I have never liked former Memphis Tigers Coach John Calipari. He has an impressive record, but I don't like him in spite of his recent accomplishments.
Tuesday, March 31, 2009
During Calipari's first season in Memphis - my last year living in Memphis - I was a Tigers season ticket holder. I attended many games in the Pyramid, and I remember thinking, "Are we really paying this guy this much money to teach these players to pass the ball around the three point line for 25 seconds?"
Years later, I remember thinking "Are we paying him this much for annual appearances in the NIT?" People forget that it took Calipari 6 seasons to coach Memphis out of the 2nd round of the NCAA tournament.
He was charismatic, and a damned good recruiter. And he seems to create a good environment for the players.
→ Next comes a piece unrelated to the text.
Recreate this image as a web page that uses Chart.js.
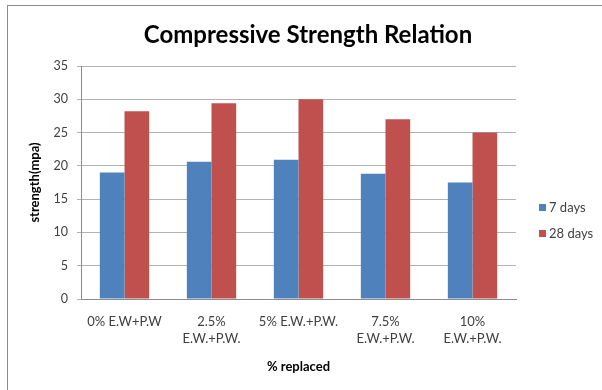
<!DOCTYPE html>
<html>
<head>
<meta charset="utf-8">
<script src="https://cdn.jsdelivr.net/npm/chart.js@4"></script>
<style>
  html, body { margin: 0; padding: 0; background: #fff; }
  #wrap { position: relative; width: 602px; height: 390px; overflow: hidden; }
  #frame { position: absolute; left: 7px; top: 5px; width: 700px; height: 500px;
           border-left: 1px solid #8c8c8c; border-top: 1px solid #8c8c8c; }
  canvas { position: absolute; left: 0; top: 0; }
</style>
</head>
<body>
<div id="wrap">
  <div id="frame"></div>
  <canvas id="chart" width="602" height="390"></canvas>
</div>
<script>
const chartTitle = 'Compressive Strength Relation';
const categories = [
  '0% E.W+P.W',
  ['2.5%', 'E.W.+P.W.'],
  '5% E.W.+P.W.',
  ['7.5%', 'E.W.+P.W.'],
  ['10%', 'E.W.+P.W.']
];
const days7 = [19, 20.6, 20.9, 18.8, 17.5];
const days28 = [28.2, 29.4, 30, 27, 25];
const yTicks = [0, 5, 10, 15, 20, 25, 30, 35];

const FONT = 'Lato, "Open Sans", sans-serif';
const ctx = document.getElementById('chart');

// title across the whole frame, legend on the right from the dataset labels/colours
const decorations = {
  id: 'decorations',
  afterDraw(chart) {
    const c = chart.ctx;
    c.save();
    c.textBaseline = 'middle';
    c.textAlign = 'center';
    c.fillStyle = '#000';
    c.font = 'bold 24px ' + FONT;
    c.fillText(chartTitle, 308, 35);

    c.textAlign = 'left';
    c.font = '13px ' + FONT;
    chart.data.datasets.forEach((ds, i) => {
      const y = 208 + i * 26;
      c.fillStyle = ds.backgroundColor;
      c.fillRect(539, y - 4, 7, 7);
      c.fillStyle = '#404040';
      c.fillText(ds.label, 549, y);
    });
    c.restore();
  }
};

let chart = new Chart(ctx, {
  type: 'bar',
  data: {
    labels: categories,
    datasets: [
      { label: '7 days', data: days7, backgroundColor: '#4F81BD' },
      { label: '28 days', data: days28, backgroundColor: '#C0504D' }
    ]
  },
  options: {
    responsive: false,
    animation: false,
    layout: { padding: { top: 66, right: 86, bottom: 10, left: 0 } },
    datasets: { bar: { categoryPercentage: 0.567, barPercentage: 1 } },
    plugins: {
      legend: { display: false },
      tooltip: { enabled: false },
      title: { display: false }
    },
    scales: {
      x: {
        afterFit(s) { s.height = 81; },
        grid: { display: false },
        border: { display: true, color: '#8c8c8c' },
        ticks: {
          color: '#404040',
          font: { family: FONT, size: 13, lineHeight: 1.3 },
          padding: 6,
          maxRotation: 0,
          autoSkip: false
        },
        title: {
          display: true,
          text: '% replaced',
          color: '#000',
          font: { family: FONT, size: 13, weight: 'bold' },
          padding: { top: 0, bottom: 5 }
        }
      },
      y: {
        min: 0,
        max: 35,
        afterFit(s) { s.width = 81; },
        afterBuildTicks(s) { s.ticks = yTicks.map(v => ({ value: v })); },
        grid: { color: '#b3b3b3', tickLength: 4 },
        border: { display: true, color: '#8c8c8c' },
        ticks: {
          color: '#404040',
          font: { family: FONT, size: 12.5 },
          padding: 9
        },
        title: {
          display: true,
          text: 'strength(mpa)',
          color: '#000',
          font: { family: FONT, size: 13, weight: 'bold' },
          padding: { top: 27, bottom: 0 }
        }
      }
    }
  },
  plugins: [decorations]
});
</script>
</body>
</html>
But there was always something that rubbed me the wrong way. He was always too slick, and he never said anything that made me think he had a strong basketball mind.
In 2005, the NBA added a rule that forced the Amare Stoudemires and the Lebron Jameses to endure at least one year in college before entering the NBA draft. That season, Calipari's Tigers progressed to the Elite Eight and the coach's skills as a recruiter increased significantly.
With the best college player in the country, Calipari took the Tigers to the NCAA finals.
On the most public stage in college basketball, the Tigers then suffered the most miserable, embarrassing defeat imaginable, losing to Kansas after leading by 9 with 3 minutes left in the game. When winning the game was inevitable, the team choked on possession after possession for three excruciating minutes plus overtime.
That is the memory of John Calipari's Tigers that stands out most in my mind. When the team needed a leader to pull them together, Calipari was not able to do so successfully.
Now that memory is Calipari's legacy for me.
As for the Tigers, with Calipari gone, and the recruiting class decimated, the Tigers are just as close - at least two to three seasons - to relevance as they were when he arrived.
In fact, they may be further from relevance since CUSA has also been decimated since then.
You can't argue with Calipari's results. He almost won a championship.
You can't argue with his choice to leave. I would leave my job if I liked another opportunity better.
But when I think of John Calipari, I'm not impressed.